#### WHAT THE EXERCISE ASKS
Set the listing down again in full, word for word, with the pictures left out.

#### RECORDED DATA

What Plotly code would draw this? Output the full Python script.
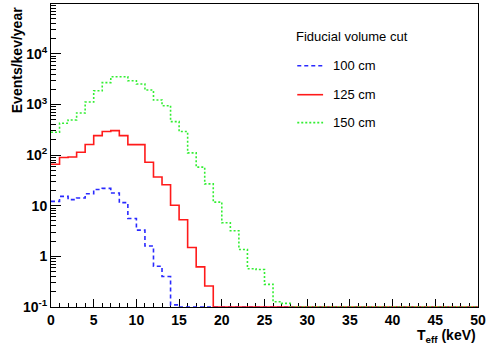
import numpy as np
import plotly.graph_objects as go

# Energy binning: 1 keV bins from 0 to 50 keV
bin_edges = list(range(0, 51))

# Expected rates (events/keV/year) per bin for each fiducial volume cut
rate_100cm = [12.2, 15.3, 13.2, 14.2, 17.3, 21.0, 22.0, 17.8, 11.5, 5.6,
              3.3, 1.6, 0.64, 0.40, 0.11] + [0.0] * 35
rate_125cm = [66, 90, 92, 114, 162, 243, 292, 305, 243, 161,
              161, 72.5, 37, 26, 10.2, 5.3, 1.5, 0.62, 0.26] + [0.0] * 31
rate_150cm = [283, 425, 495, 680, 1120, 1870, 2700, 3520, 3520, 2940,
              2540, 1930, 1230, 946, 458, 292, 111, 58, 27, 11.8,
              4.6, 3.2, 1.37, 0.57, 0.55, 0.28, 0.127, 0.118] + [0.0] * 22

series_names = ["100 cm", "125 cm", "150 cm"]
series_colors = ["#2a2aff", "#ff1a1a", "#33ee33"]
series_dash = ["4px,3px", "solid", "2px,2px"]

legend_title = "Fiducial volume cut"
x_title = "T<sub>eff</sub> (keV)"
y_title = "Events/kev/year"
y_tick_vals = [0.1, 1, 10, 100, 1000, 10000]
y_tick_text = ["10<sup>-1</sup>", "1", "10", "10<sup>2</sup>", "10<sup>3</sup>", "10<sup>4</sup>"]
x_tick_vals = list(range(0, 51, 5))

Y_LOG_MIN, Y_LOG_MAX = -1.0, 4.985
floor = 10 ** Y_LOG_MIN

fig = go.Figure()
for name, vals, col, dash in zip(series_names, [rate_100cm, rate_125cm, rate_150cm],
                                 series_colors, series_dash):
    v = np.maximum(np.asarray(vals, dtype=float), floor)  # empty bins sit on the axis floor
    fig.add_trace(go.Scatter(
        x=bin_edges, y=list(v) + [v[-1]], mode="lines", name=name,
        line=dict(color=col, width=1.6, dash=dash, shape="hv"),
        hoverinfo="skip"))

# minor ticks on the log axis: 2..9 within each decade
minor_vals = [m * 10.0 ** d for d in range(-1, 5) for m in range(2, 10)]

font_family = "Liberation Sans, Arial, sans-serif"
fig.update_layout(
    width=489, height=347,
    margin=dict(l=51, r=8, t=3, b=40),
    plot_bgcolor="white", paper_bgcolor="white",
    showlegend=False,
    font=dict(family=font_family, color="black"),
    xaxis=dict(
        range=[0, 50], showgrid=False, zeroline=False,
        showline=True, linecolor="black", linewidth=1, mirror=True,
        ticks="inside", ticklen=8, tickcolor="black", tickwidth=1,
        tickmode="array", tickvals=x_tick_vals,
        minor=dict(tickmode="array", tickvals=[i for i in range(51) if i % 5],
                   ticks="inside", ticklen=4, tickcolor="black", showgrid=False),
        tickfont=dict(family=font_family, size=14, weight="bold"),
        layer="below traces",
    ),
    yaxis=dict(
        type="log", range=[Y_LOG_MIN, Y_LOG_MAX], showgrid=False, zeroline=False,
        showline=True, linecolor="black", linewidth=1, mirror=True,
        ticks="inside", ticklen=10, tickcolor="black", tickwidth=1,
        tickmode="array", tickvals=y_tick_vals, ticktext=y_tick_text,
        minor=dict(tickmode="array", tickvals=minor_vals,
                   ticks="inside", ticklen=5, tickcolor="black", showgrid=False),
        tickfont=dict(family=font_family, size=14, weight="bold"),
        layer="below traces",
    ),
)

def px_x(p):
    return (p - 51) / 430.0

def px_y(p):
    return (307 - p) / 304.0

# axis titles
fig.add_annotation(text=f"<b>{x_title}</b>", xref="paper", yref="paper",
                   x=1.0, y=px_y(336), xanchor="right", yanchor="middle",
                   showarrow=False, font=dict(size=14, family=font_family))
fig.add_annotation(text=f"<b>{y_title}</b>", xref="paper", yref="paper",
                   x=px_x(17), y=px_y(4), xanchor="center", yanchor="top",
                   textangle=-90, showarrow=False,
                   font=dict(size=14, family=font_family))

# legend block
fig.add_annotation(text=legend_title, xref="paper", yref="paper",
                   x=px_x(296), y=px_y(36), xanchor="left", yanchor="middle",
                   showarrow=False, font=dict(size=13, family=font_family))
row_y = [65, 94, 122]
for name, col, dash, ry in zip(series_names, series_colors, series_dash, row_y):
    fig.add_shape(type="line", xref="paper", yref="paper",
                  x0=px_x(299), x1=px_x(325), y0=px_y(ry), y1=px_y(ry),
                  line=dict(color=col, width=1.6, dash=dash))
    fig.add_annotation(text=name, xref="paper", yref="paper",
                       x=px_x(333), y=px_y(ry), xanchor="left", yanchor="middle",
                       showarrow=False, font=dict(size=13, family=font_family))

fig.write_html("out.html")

#### OUTPUT BELOW
What Plotly code would draw this? Output the full Python script.
import numpy as np
import plotly.graph_objects as go

# Energy binning: 1 keV bins from 0 to 50 keV
bin_edges = list(range(0, 51))

# Expected rates (events/keV/year) per bin for each fiducial volume cut
rate_100cm = [12.2, 15.3, 13.2, 14.2, 17.3, 21.0, 22.0, 17.8, 11.5, 5.6,
              3.3, 1.6, 0.64, 0.40, 0.11] + [0.0] * 35
rate_125cm = [66, 90, 92, 114, 162, 243, 292, 305, 243, 161,
              161, 72.5, 37, 26, 10.2, 5.3, 1.5, 0.62, 0.26] + [0.0] * 31
rate_150cm = [283, 425, 495, 680, 1120, 1870, 2700, 3520, 3520, 2940,
              2540, 1930, 1230, 946, 458, 292, 111, 58, 27, 11.8,
              4.6, 3.2, 1.37, 0.57, 0.55, 0.28, 0.127, 0.118] + [0.0] * 22

series_names = ["100 cm", "125 cm", "150 cm"]
series_colors = ["#2a2aff", "#ff1a1a", "#33ee33"]
series_dash = ["4px,3px", "solid", "2px,2px"]

legend_title = "Fiducial volume cut"
x_title = "T<sub>eff</sub> (keV)"
y_title = "Events/kev/year"
y_tick_vals = [0.1, 1, 10, 100, 1000, 10000]
y_tick_text = ["10<sup>-1</sup>", "1", "10", "10<sup>2</sup>", "10<sup>3</sup>", "10<sup>4</sup>"]
x_tick_vals = list(range(0, 51, 5))

Y_LOG_MIN, Y_LOG_MAX = -1.0, 4.985
floor = 10 ** Y_LOG_MIN

fig = go.Figure()
for name, vals, col, dash in zip(series_names, [rate_100cm, rate_125cm, rate_150cm],
                                 series_colors, series_dash):
    v = np.maximum(np.asarray(vals, dtype=float), floor)  # empty bins sit on the axis floor
    fig.add_trace(go.Scatter(
        x=bin_edges, y=list(v) + [v[-1]], mode="lines", name=name,
        line=dict(color=col, width=1.6, dash=dash, shape="hv"),
        hoverinfo="skip"))

# minor ticks on the log axis: 2..9 within each decade
minor_vals = [m * 10.0 ** d for d in range(-1, 5) for m in range(2, 10)]

font_family = "Liberation Sans, Arial, sans-serif"
fig.update_layout(
    width=489, height=347,
    margin=dict(l=51, r=8, t=3, b=40),
    plot_bgcolor="white", paper_bgcolor="white",
    showlegend=False,
    font=dict(family=font_family, color="black"),
    xaxis=dict(
        range=[0, 50], showgrid=False, zeroline=False,
        showline=True, linecolor="black", linewidth=1, mirror=True,
        ticks="inside", ticklen=8, tickcolor="black", tickwidth=1,
        tickmode="array", tickvals=x_tick_vals,
        minor=dict(tickmode="array", tickvals=[i for i in range(51) if i % 5],
                   ticks="inside", ticklen=4, tickcolor="black", showgrid=False),
        tickfont=dict(family=font_family, size=14, weight="bold"),
        layer="below traces",
    ),
    yaxis=dict(
        type="log", range=[Y_LOG_MIN, Y_LOG_MAX], showgrid=False, zeroline=False,
        showline=True, linecolor="black", linewidth=1, mirror=True,
        ticks="inside", ticklen=10, tickcolor="black", tickwidth=1,
        tickmode="array", tickvals=y_tick_vals, ticktext=y_tick_text,
        minor=dict(tickmode="array", tickvals=minor_vals,
                   ticks="inside", ticklen=5, tickcolor="black", showgrid=False),
        tickfont=dict(family=font_family, size=14, weight="bold"),
        layer="below traces",
    ),
)

def px_x(p):
    return (p - 51) / 430.0

def px_y(p):
    return (307 - p) / 304.0

# axis titles
fig.add_annotation(text=f"<b>{x_title}</b>", xref="paper", yref="paper",
                   x=1.0, y=px_y(336), xanchor="right", yanchor="middle",
                   showarrow=False, font=dict(size=14, family=font_family))
fig.add_annotation(text=f"<b>{y_title}</b>", xref="paper", yref="paper",
                   x=px_x(17), y=px_y(4), xanchor="center", yanchor="top",
                   textangle=-90, showarrow=False,
                   font=dict(size=14, family=font_family))

# legend block
fig.add_annotation(text=legend_title, xref="paper", yref="paper",
                   x=px_x(296), y=px_y(36), xanchor="left", yanchor="middle",
                   showarrow=False, font=dict(size=13, family=font_family))
row_y = [65, 94, 122]
for name, col, dash, ry in zip(series_names, series_colors, series_dash, row_y):
    fig.add_shape(type="line", xref="paper", yref="paper",
                  x0=px_x(299), x1=px_x(325), y0=px_y(ry), y1=px_y(ry),
                  line=dict(color=col, width=1.6, dash=dash))
    fig.add_annotation(text=name, xref="paper", yref="paper",
                       x=px_x(333), y=px_y(ry), xanchor="left", yanchor="middle",
                       showarrow=False, font=dict(size=13, family=font_family))

fig.write_html("out.html")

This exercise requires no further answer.